Y así, entre pespuntes e
hilvanes, sobrehilados y jaboncillos de marcar, conseguí hacerme invisible ante
las clientas del modestísimo taller de costura que mi madre tuvo que montar. Intentaba
pasar desapercibido hasta casi evaporarme, cuando iban a encargar sus trajes,
tomarse medidas o probárselos. Mientras tanto, cierto machismo cultural consensuado
me mantenía alejado de las agujas, a las que solo toqué físicamente durante las
contadas veces en las que ayudé a mi madre a ‘ensartarlas’, cuando su vista ya
se apagaba.
Todo esto viene a cuento, porque
de pronto me han llegado en tropel, de manera inopinada, desde algún rincón
olvidado de mi mente, cantidad de términos que yo ‘robaba’ de oído en aquellos
tiempos, como: drapeados, abullonados, fruncidos o plisados; al hilo o al bies;
mangas ranglan, pegadas o de farol; escotes redondos, cuadrados, en pico o
palabra de honor; talles bajos o imperio; hombreras, bastillas, cinturillas, corchetes,
entretelas, ojales, canillas, acericos, dedales, hechuras… Y cosidos a todos ellos,
por la doble costura del mismo cuadro del que formaban parte, me han regresado
también los nombres de los seriales radiofónicos de Guillermo Sautier Casaseca,
seguidos en casa con una unción casi religiosa: “El derecho de los hijos”, “Un “arrabal
junto al cielo”, “Ama Rosa”…
Porque aquel dramatismo de las
novelas de la radio eran verdaderas válvulas de alivio para los pesares de la
gente humilde y sencilla, que comprobábamos cada tarde cómo eran posibles otras
vidas aún más desgraciadas y desgarradoras que las nuestras: las penas ajenas nos
consolaban de las propias.

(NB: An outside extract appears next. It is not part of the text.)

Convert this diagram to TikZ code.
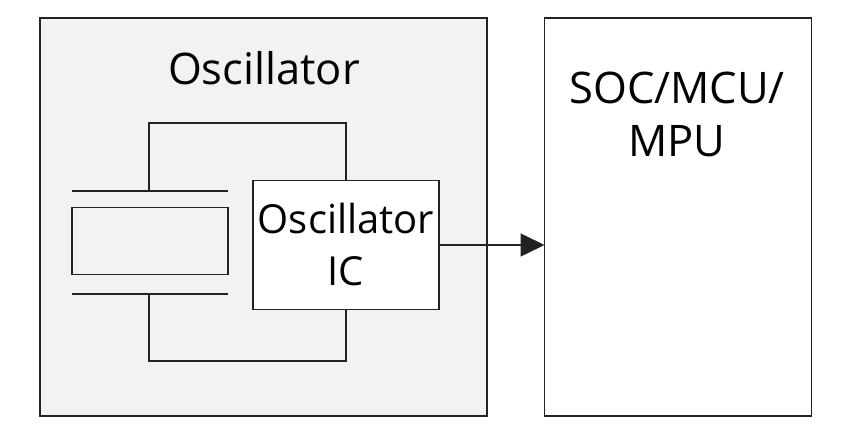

Por eso los entremeses más livianos, como el de “Matilde, Perico y Periquín” o los
programas de Pepe Iglesias, “El Zorro”, suponían unas treguas de sonrisas entre
aquellos duraderos dramones, inductores de lágrima fácil.
Mi madre contaba con la inestimable
ayuda de una de mis hermanas y de una o dos aprendizas, según épocas del año. El
imprescindible aparato de radio, era una especie de ‘acondicionador de espíritus’

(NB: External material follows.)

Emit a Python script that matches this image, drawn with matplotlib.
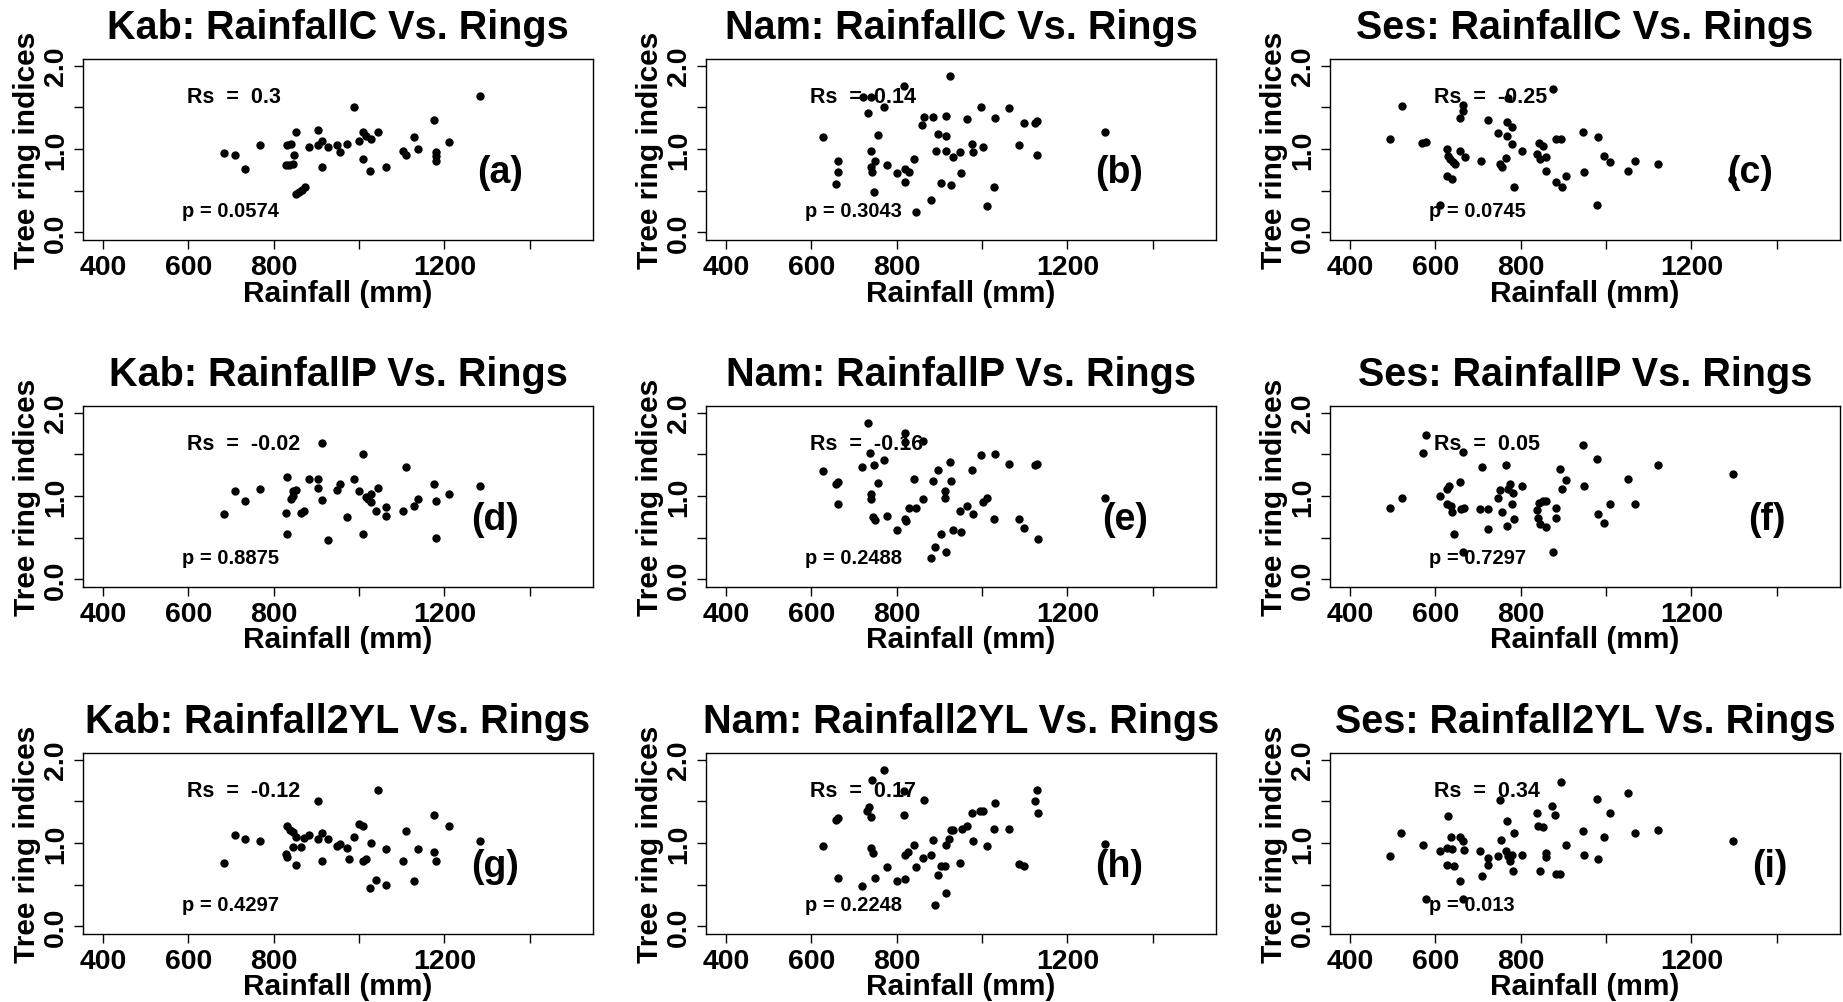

de los corazones femeninos -y también de algunos masculinos emboscados-, a los
que alimentaba mediante livianas viandas de coplas, boleros, rancheras y
novelas: la banda sonora de mi infancia.
Y para más inri, cada día, cuando
mi otra hermana llegaba al anochecer de la peluquería en la que trabajaba desde
los quince años, con sus manos en carne viva -a causa de los líquidos de las permanentes,
los marcados y los tintes-, desde mi impotencia y desesperación, me planteaba la
licitud de aquel empeño de mi familia en que yo estudiara.
Y así fui creciendo, con el
sentimiento de culpa de que todas las mujeres de mi casa trabajasen para que yo
no lo hiciera; con las voces de fondo de Marifé de Triana, Juanita Reina, Antoñita
Moreno, Lola flores, Antonio Machín… Juana Ginzo, Matilde Conesa, Pedro Pablo
Ayuso, Matilde Vilariño… A todo esto, yo deambulaba como una sombra errante por
el pasillo vecinal, en busca de un lugar donde posarme con mis libros y mis
apuntes.
No obstante, superados por
fortuna aquellos tiempos dramáticos, mis hermanas y yo a veces evocamos nuestros
peores años con grandes risas y la mirada burlona de quienes pretenden espantar
a los fantasmas del pasado. Nos reímos con ganas de las facetas cómicas
presentes en nuestra tragedia, como en cualquier otra. Y en esas tesituras, suelo
plantear en broma las altas probabilidades que tuve, rodeado de tantas mujeres,
de haber adquirido un poco de ‘pluma’. Aunque supongo que deberán ser los demás
quienes dictaminen si en verdad ese hecho se produjo o no.